Thursday, September 2, 2010

A Year of Pie: August is Fresh Peach Pie

Everything has been wild and crazy around here. So much of my time since the baby's birth has been spent adjusting and just staying afloat. It is however peach season, my favorite season of all. I wait all year for August, the divine month of perfectly ripe Arkansas peaches. While I was waiting to pay for my bushel of Red Haven's, tears came to my eyes. It's pretty serious, folks, peaches and I go way back. On Sunday I chopped some up for preserves, set some aside to eat fresh and then sliced the remainder up for our August edition of A Year of Pie. Perfection!

You don't need a recipe for Fresh Peach Pie. Just peaches. Oh and pie crust would be nice too. Above you can see the sliced peaches tossed with about 1/2 cup of brown sugar, a pinch of salt and 2 tablespoons of cornstarch. Let it sit while you work on the crust.

When you get the bottom crust in the pie plate, fill it with your luscious peaches and dot with butter. Wet the rim of the bottom crust and gently lay the top crust on it and fold the edges under.

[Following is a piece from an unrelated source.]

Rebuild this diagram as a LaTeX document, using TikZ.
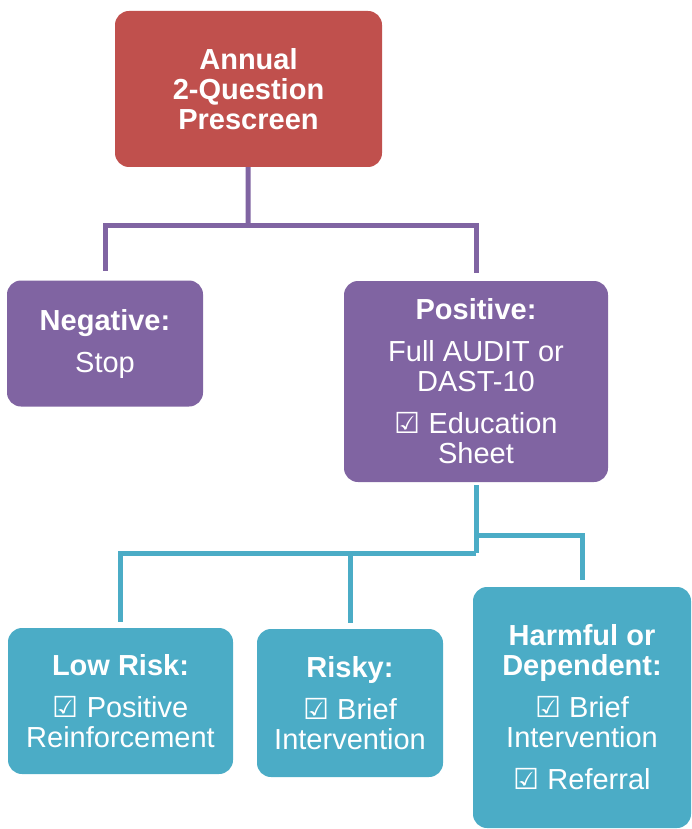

Crimp the edges, brush the top with milk and sprinkle with sugar, be sure to cut some slits in the crust for steam to escape. Put it in a 425 degree oven for 15 minutes, reduce the heat to 350 degrees and bake until the crust is golden and the filling is bubbling out of the slits. Set your beautiful creation on a rack to cool as long as you can stand to wait and then serve that baby up!


nocton4 said...

yum yum yum xx

The Rogers said...

I love peach pie too, but I like making a brown betty with the oatmeal topping, that's so good. I miss you guys and wish I could be there to eat up some of that good looking pie!

Heather said...

I love peach pie, so thank you so much for the wonderful recipe. I hope that you and the little ones are enjoying these last few weeks of summer.

Kristin said...

Beautiful photos as always. It's amazing you find the time, but I know it keeps you sane! :) Love you!